In other words: That’s racing.
Luca’s definitely not saying that Ferrari is throwing in the towel.
“It’s at times like these that I want to see the Ferrari I know,” Montezemolo added. “A team that is focused and that holds its nerve. I will speak to Fernando by phone soon to give him even more motivation with which to tackle these last five races, with the bit between his teeth, as indeed I expect all the team to do. Yesterday’s second place for Felipe was very important in this final part of the season when his contribution is even more vital. I expect a huge effort from our engineers who have already shown they are capable of that and we are perfectly aware that this championship is still in our hands.”

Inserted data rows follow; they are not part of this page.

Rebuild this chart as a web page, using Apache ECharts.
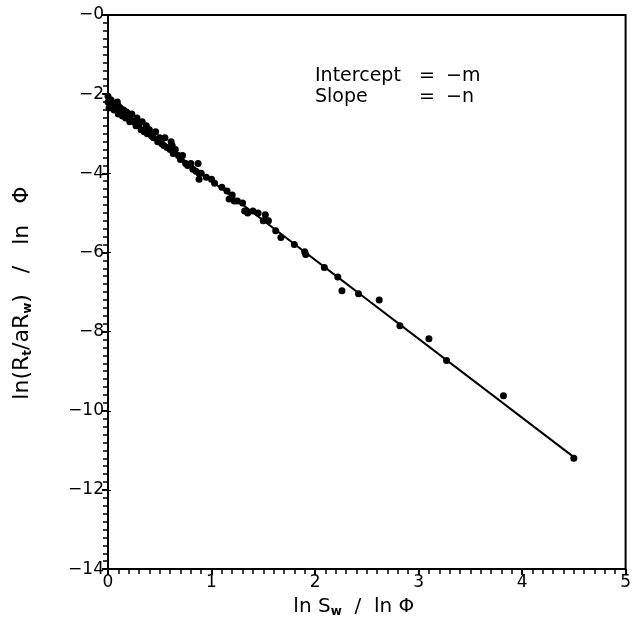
<!DOCTYPE html>
<html><head><meta charset="utf-8">
<script src="https://cdn.jsdelivr.net/npm/echarts@6/dist/echarts.min.js"></script>
<style>html,body{margin:0;padding:0;background:#fff}#c{width:634px;height:623px}</style>
</head><body><div id="c"></div>
<script>
// measured points: x = ln Sw / ln Phi, y = ln(Rt/aRw) / ln Phi
const pointX = [0.0,0.0,0.01,0.02,0.03,0.05,0.06,0.08,0.09,0.10,0.10,0.12,0.14,0.15,0.17,0.18,0.20,0.21,0.22,0.23,0.25,0.27,0.28,0.30,0.32,0.33,0.35,0.37,0.38,0.40,0.42,0.44,0.46,0.48,0.50,0.52,0.54,0.55,0.57,0.60,0.61,0.62,0.63,0.65,0.68,0.70,0.72,0.75,0.77,0.80,0.82,0.85,0.87,0.88,0.88,0.90,0.95,1.00,1.03,1.10,1.15,1.17,1.20,1.22,1.25,1.30,1.32,1.35,1.40,1.45,1.50,1.52,1.55,1.62,1.67,1.80,1.90,1.91,2.09,2.22,2.26,2.42,2.62,2.82,3.10,3.27,3.82,4.50];
const pointY = [-2.05,-2.2,-2.35,-2.3,-2.15,-2.25,-2.4,-2.3,-2.2,-2.3,-2.5,-2.35,-2.55,-2.4,-2.6,-2.45,-2.55,-2.7,-2.65,-2.5,-2.7,-2.8,-2.6,-2.75,-2.9,-2.7,-2.95,-2.8,-3.0,-2.9,-3.05,-3.1,-2.95,-3.2,-3.1,-3.25,-3.3,-3.1,-3.35,-3.4,-3.2,-3.3,-3.5,-3.4,-3.55,-3.65,-3.55,-3.75,-3.8,-3.75,-3.9,-3.95,-3.75,-4.0,-4.15,-4.0,-4.1,-4.15,-4.25,-4.35,-4.45,-4.65,-4.55,-4.7,-4.7,-4.75,-4.95,-5.0,-4.95,-5.0,-5.2,-5.05,-5.2,-5.45,-5.62,-5.8,-5.98,-6.05,-6.38,-6.62,-6.97,-7.04,-7.2,-7.85,-8.18,-8.73,-9.62,-11.2];
// fitted line end points
const lineX = [0, 4.5];
const lineY = [-2.2, -11.17];
const xTicks = ['0','1','2','3','4','5'];
const yTicks = ['−0','−2','−4','−6','−8','−10','−12','−14'];
const noteLines = [['Intercept','=','−m'],['Slope','=','−n']];

const font = '"DejaVu Sans", "Liberation Sans", sans-serif';
const chart = echarts.init(document.getElementById('c'), null, {renderer:'canvas'});
const subStyle = {fontSize:12, fontFamily:font, color:'#000', verticalAlign:'bottom', lineHeight:14, fontWeight:'bold'};
const axisBase = {
  axisLine:{show:true, onZero:false, lineStyle:{color:'#000', width:2}},
  axisTick:{show:true, inside:false, length:6, lineStyle:{color:'#000', width:2}},
  minorTick:{show:true, splitNumber:10, length:5, lineStyle:{color:'#000', width:1.5}},
  splitLine:{show:false},
  axisLabel:{color:'#000', fontSize:17, fontFamily:font}
};
chart.setOption({
  animation:false,
  backgroundColor:'#fff',
  grid:{left:108, right:4, top:15, bottom:46, show:true, borderColor:'#000', borderWidth:2},
  xAxis:[Object.assign({}, axisBase, {
    type:'value', min:0, max:5, interval:1, position:'bottom',
    axisLabel:Object.assign({}, axisBase.axisLabel, {margin:5, formatter:(v)=>xTicks[Math.round(v)]}),
    name:'ln S{s|w}  /  ln Φ', nameLocation:'middle', nameGap:19,
    nameTextStyle:{color:'#000', fontSize:20, fontFamily:font, lineHeight:22, padding:[0,26,0,0], rich:{s:subStyle}}
  })],
  yAxis:[Object.assign({}, axisBase, {
    type:'value', min:-14, max:0, interval:2, position:'left',
    axisLabel:Object.assign({}, axisBase.axisLabel, {margin:4, formatter:(v)=>yTicks[Math.round(-v/2)]}),
    name:'ln(R{s|t}/aR{s|w})   /   ln   Φ', nameLocation:'middle', nameGap:74, nameRotate:90,
    nameTextStyle:{color:'#000', fontSize:22, fontFamily:font, lineHeight:24, padding:[0,2,0,0], rich:{s:subStyle}}
  }),
  {type:'value', min:-14, max:0, interval:2, position:'right',
    axisLine:{show:true, lineStyle:{color:'#000', width:2}},
    axisTick:{show:true, length:3, lineStyle:{color:'#000', width:1}},
    minorTick:{show:false}, splitLine:{show:false}, axisLabel:{show:false}}],
  graphic: noteLines.flatMap((row, i) => [
    {type:'text', left:315, top:67 + i*21, style:{text:row[0], fontSize:19, fontFamily:font, fill:'#000'}},
    {type:'text', left:419, top:67 + i*21, style:{text:row[1], fontSize:19, fontFamily:font, fill:'#000'}},
    {type:'text', left:446, top:67 + i*21, style:{text:row[2], fontSize:19, fontFamily:font, fill:'#000'}}
  ]),
  series:[
    {type:'line', data:lineX.map((x,i)=>[x, lineY[i]]), showSymbol:false, symbol:'none',
     lineStyle:{color:'#000', width:2}, z:2},
    {type:'scatter', data:pointX.map((x,i)=>[x, pointY[i]]), symbol:'circle', symbolSize:7,
     itemStyle:{color:'#000', opacity:1}, z:3}
  ]
});
</script></body></html>
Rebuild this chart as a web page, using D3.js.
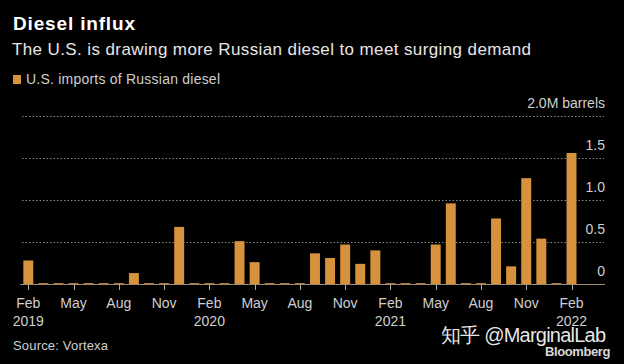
<!DOCTYPE html>
<html><head><meta charset="utf-8">
<script src="https://cdn.jsdelivr.net/npm/d3@7"></script>
<style>
html,body{margin:0;padding:0;background:#000;}
svg{display:block;}
text{font-family:"Liberation Sans","Noto Sans",Arial,sans-serif;}
</style></head>
<body>
<svg id="chart" width="624" height="364"></svg>
<script>
const months = [
 "2019-02","2019-03","2019-04","2019-05","2019-06","2019-07","2019-08","2019-09","2019-10","2019-11","2019-12",
 "2020-01","2020-02","2020-03","2020-04","2020-05","2020-06","2020-07","2020-08","2020-09","2020-10","2020-11","2020-12",
 "2021-01","2021-02","2021-03","2021-04","2021-05","2021-06","2021-07","2021-08","2021-09","2021-10","2021-11","2021-12",
 "2022-01","2022-02"];
const imports = [
 0.28,0.01,0.01,0.01,0.01,0.01,0.01,0.13,0.01,0.01,0.68,
 0.01,0.01,0.01,0.51,0.26,0.01,0.01,0.01,0.365,0.31,0.47,0.24,
 0.40,0.01,0.01,0.01,0.47,0.96,0.01,0.01,0.78,0.21,1.26,0.54,
 0.01,1.56];
const tickMonths = ["2019-02","2019-05","2019-08","2019-11","2020-02","2020-05","2020-08","2020-11","2021-02","2021-05","2021-08","2021-11","2022-02"];
const tickLabels = [["Feb","2019"],["May"],["Aug"],["Nov"],["Feb","2020"],["May"],["Aug"],["Nov"],["Feb","2021"],["May"],["Aug"],["Nov"],["Feb","2022"]];
const yTicks = [0,0.5,1.0,1.5,2.0];
const yTickLabels = ["0","0.5","1.0","1.5","2.0M barrels"];

const svg = d3.select("#chart");
const orange = "#d6923d";

svg.append("text").attr("x",13).attr("y",30).attr("fill","#fff")
  .attr("font-weight","bold").attr("font-size",19).attr("textLength",122).text("Diesel influx");
svg.append("text").attr("x",12).attr("y",55).attr("fill","#e6e6e6")
  .attr("font-size",17).attr("textLength",519).text("The U.S. is drawing more Russian diesel to meet surging demand");
svg.append("rect").attr("x",13).attr("y",75).attr("width",8).attr("height",9).attr("fill",orange);
svg.append("text").attr("x",26).attr("y",84).attr("fill","#cfcfcf")
  .attr("font-size",14).attr("textLength",194).text("U.S. imports of Russian diesel");

const x = d3.scaleBand().domain(months).range([20.75,579.05]).paddingInner(0.34).paddingOuter(0.17);
const y = d3.scaleLinear().domain([0,2]).range([284,116]);

// gridlines
svg.append("g").selectAll("line").data(yTicks.filter(d=>d>0)).join("line")
  .attr("x1",22).attr("x2",604)
  .attr("y1",d=>Math.round(y(d))+0.5).attr("y2",d=>Math.round(y(d))+0.5)
  .attr("stroke","#8a8a8a").attr("stroke-width",1).attr("stroke-dasharray","1.5,2");

// y labels
svg.append("g").selectAll("text").data(yTicks).join("text")
  .attr("x",605).attr("y",d=>y(d)-8).attr("text-anchor","end")
  .attr("fill","#cfcfcf").attr("font-size",14)
  .text((d,i)=>yTickLabels[i]);

// bars
svg.append("g").selectAll("rect").data(imports).join("rect")
  .attr("x",(d,i)=>x(months[i])).attr("width",x.bandwidth())
  .attr("y",d=>y(d)).attr("height",d=>y(0)-y(d)).attr("fill",orange);

// baseline
svg.append("line").attr("x1",20).attr("x2",605).attr("y1",284.5).attr("y2",284.5)
  .attr("stroke","#9a8a70").attr("stroke-width",1);

// x ticks
const xa = svg.append("g");
tickMonths.forEach((m,i)=>{
  const cx = x(m)+x.bandwidth()/2;
  xa.append("line").attr("x1",Math.round(cx)+0.5).attr("x2",Math.round(cx)+0.5)
    .attr("y1",284).attr("y2",290).attr("stroke","#aaa");
  tickLabels[i].forEach((t,j)=>{
    xa.append("text").attr("x",cx).attr("y",308+j*18).attr("text-anchor","middle")
      .attr("fill","#cfcfcf").attr("font-size",14).text(t);
  });
});

svg.append("text").attr("x",13).attr("y",350).attr("fill","#cfcfcf")
  .attr("font-size",13).attr("textLength",95).text("Source: Vortexa");
svg.append("text").attr("x",441).attr("y",342).attr("fill","#fff").attr("fill-opacity",0.92)
  .attr("font-family","'Noto Sans CJK SC','Noto Sans',sans-serif").attr("font-size",20)
  .attr("textLength",165).text("知乎 @MarginalLab");
svg.append("text").attr("x",610).attr("y",356).attr("text-anchor","end").attr("fill","#d8d8d8")
  .attr("font-weight","bold").attr("font-size",13).attr("letter-spacing",-0.4).text("Bloomberg");
</script>
</body></html>
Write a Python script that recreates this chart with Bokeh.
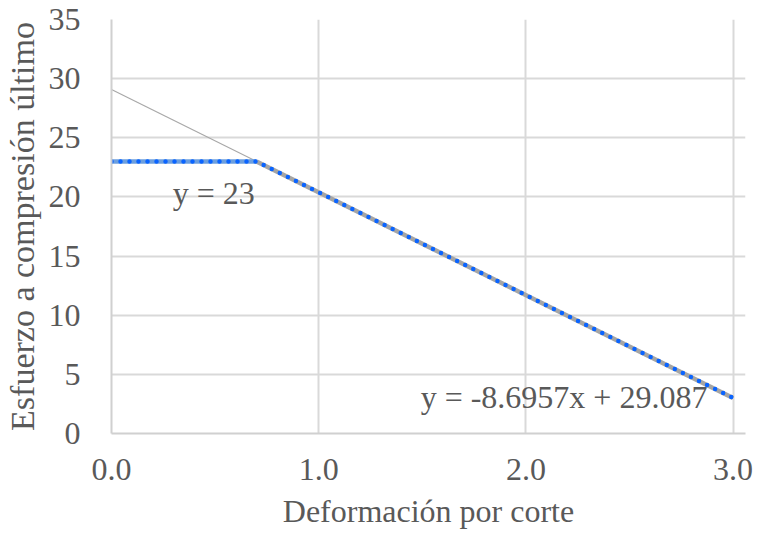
from bokeh.plotting import figure
from bokeh.models import FixedTicker, Range1d, Label
from bokeh.embed import file_html
from bokeh.resources import INLINE

# data
series_x = [0.0, 0.7, 3.0]
series_y = [23.0, 23.0, 3.0]
flat_x = [0.0, 0.7]
flat_y = [23.0, 23.0]
slope_x = [0.7, 3.0]
slope_y = [23.0, 3.0]
trend_x = [0.0, 3.0]
trend_y = [29.087, 3.0]
x_ticks = [0, 1, 2, 3]
x_tick_labels = ["0.0", "1.0", "2.0", "3.0"]
y_ticks = [0, 5, 10, 15, 20, 25, 30, 35]
eq_flat = "y = 23"
eq_slope = "y = -8.6957x + 29.087"

FONT = "Liberation Serif"
TXT = "#595959"
FS = "32px"

p = figure(width=764, height=538, output_backend="svg", toolbar_location=None,
           x_range=Range1d(0, 3.06), y_range=Range1d(0, 35),
           min_border_left=108, min_border_right=19, min_border_top=19, min_border_bottom=105)
p.outline_line_color = None
p.background_fill_color = "white"

# axes
p.xaxis.ticker = FixedTicker(ticks=x_ticks)
p.xaxis.major_label_overrides = {t: l for t, l in zip(x_ticks, x_tick_labels)}
p.yaxis.ticker = FixedTicker(ticks=y_ticks)
for ax in (p.xaxis[0], p.yaxis[0]):
    ax.major_label_text_font = FONT
    ax.major_label_text_font_size = FS
    ax.major_label_text_color = TXT
    ax.axis_label_text_font = FONT
    ax.axis_label_text_font_size = FS
    ax.axis_label_text_font_style = "normal"
    ax.axis_label_text_color = TXT
    ax.major_tick_line_color = None
    ax.minor_tick_line_color = None
    ax.axis_line_color = "#d0d0d0"
    ax.axis_line_width = 2
p.yaxis.axis_label_text_font_size = "34px"
p.xaxis.axis_label = "Deformación por corte"
p.yaxis.axis_label = "Esfuerzo a compresión último"
p.xaxis.major_label_standoff = 19
p.xaxis.axis_label_standoff = 10
p.yaxis.major_label_standoff = 25
p.yaxis.axis_label_standoff = 5

p.xgrid.ticker = FixedTicker(ticks=x_ticks)
p.ygrid.ticker = FixedTicker(ticks=y_ticks)
p.grid.grid_line_color = "#d9d9d9"
p.grid.grid_line_width = 2

# thin trendline
p.line(trend_x, trend_y, line_color="#a8a8a8", line_width=1.2)
# thick underlays
p.line(flat_x, flat_y, line_color="#6c9fdf", line_width=4.5)
p.line(slope_x, slope_y, line_color="#a5a5a5", line_width=4.5)
# dotted series
p.line(series_x, series_y, line_color="#0a64ff", line_width=4.5,
       line_dash="0 9", line_cap="round", line_join="round")

p.add_layout(Label(x=0.296, y=20.3, text=eq_flat, text_font=FONT, text_font_size=FS,
                   text_color=TXT, text_baseline="alphabetic"))
p.add_layout(Label(x=1.492, y=3.1, text=eq_slope, text_font=FONT, text_font_size=FS,
                   text_color=TXT, text_baseline="alphabetic"))

open("out.html", "w").write(file_html(p, INLINE))
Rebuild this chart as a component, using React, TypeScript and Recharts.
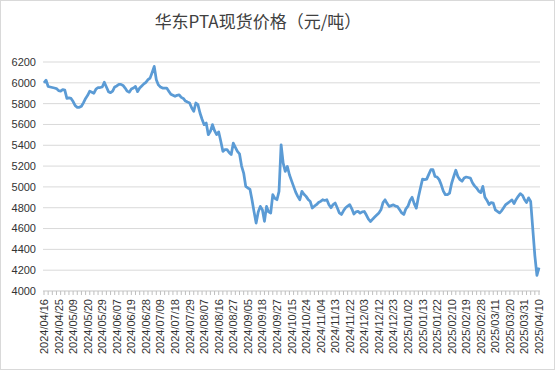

I suppose Sebastian Vettel and Christian Horner might have a thing or two to say in response.
I don’t want to put too much emphasis on this weekend’s race in Korea, but Ferrari has had a fair amount of success at the two races held there. And, according to Technical Director Pat Fry, the tire compounds should work in Ferrari’s favor.
“In Korea we will be running Pirelli’s Soft and Supersoft tyres, with which we have usually been successful in finding a good balance on the car,” so we can expect to have another good race, although how competitive we are will depend on how each team has progressed with the development of its car,” Fry said. “One also has to factor in the way some circuits are better suited to certain cars than others. Throughout this season, no real pattern has emerged to help predict who will be quick where: recently McLaren put together a string of three very strong races, but in Suzuka, we were a match for them, while Red Bull always seem to go well in Japan.”
Here’s my crazy, Pre-Korea thought: Check the standings, you’ll find Alonso just ahead of Vettel, 194 points to 190. If those two get too caught up in each other’s business, who could slip in?
The guy standing in third: Kimi Raikkonen. That would be an awesome story heading to season’s end.